Monday, April 04, 2005
Festeggiare in piena peste

Il nomos di tutti sovrano
dei mortali e degli immortali
conduce con mano piu' forte
giustificando il piu' violento (...)
(Pindaro)
A cotesta violenza mediatica, finisco per preferire la sovranita' dell' homo sacer
colui che e' "bandito" dalla comunita', reso quindi uccidibile ma anche libero, arcaico.
La sua e' la nuda vita di chi ha perso qualsiasi diritto politico,
e quindi, se vale il zoon politikon aristotelico, la vita stessa.
Nuda vita, separata da qualunque contesto, e che proprio per questo sopravvive
in un certo senso alla morte. L'homo sacer medioevale e' il fuorilegge, il bandito, il wargus, il lupo, l'uomo-lupo, il senza pace, il lupo mannaro, il loup garou, ne' uomo ne' belva, la fera bestia, il gia' morto.
Nel saggio di Giorgio Agamben, l'homo sacer e' l'uomo che chiunque poteva uccidere senza essere accusato di omicidio e che non poteva, pero', essere sacrificato per un rito.
Scrive Agamben: «[con l'homo sacer] che cosa avviene di fatto?
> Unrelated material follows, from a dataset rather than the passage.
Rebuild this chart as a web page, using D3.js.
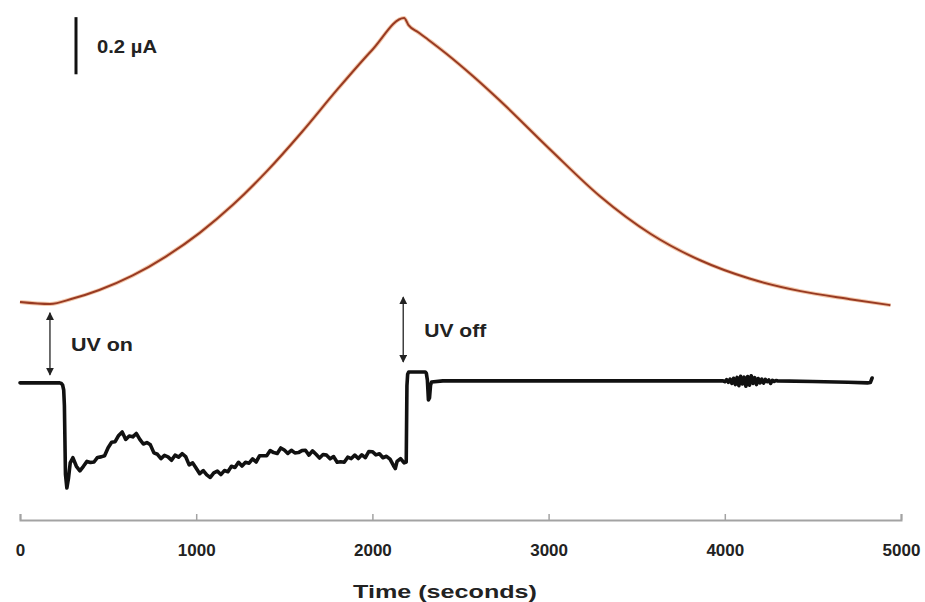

Che un uomo sacro, cioe' appartenente agli dei, e' sopravvissuto al rito che lo ha separato dagli uominie continua a condurre un'esistenza apparentemente profana tra di essi. Nel mondo profano, al suo corpo inerisce un residuo irriducibile di sacralita'. che lo sottrae al normale commercio con i suoi simili (...)» (Elogio della Profanazione, in Profanazioni, Nottetempo 2005)
Mi piace pensare che l'homo sacer sia l'unico capace di festeggiare in piena peste.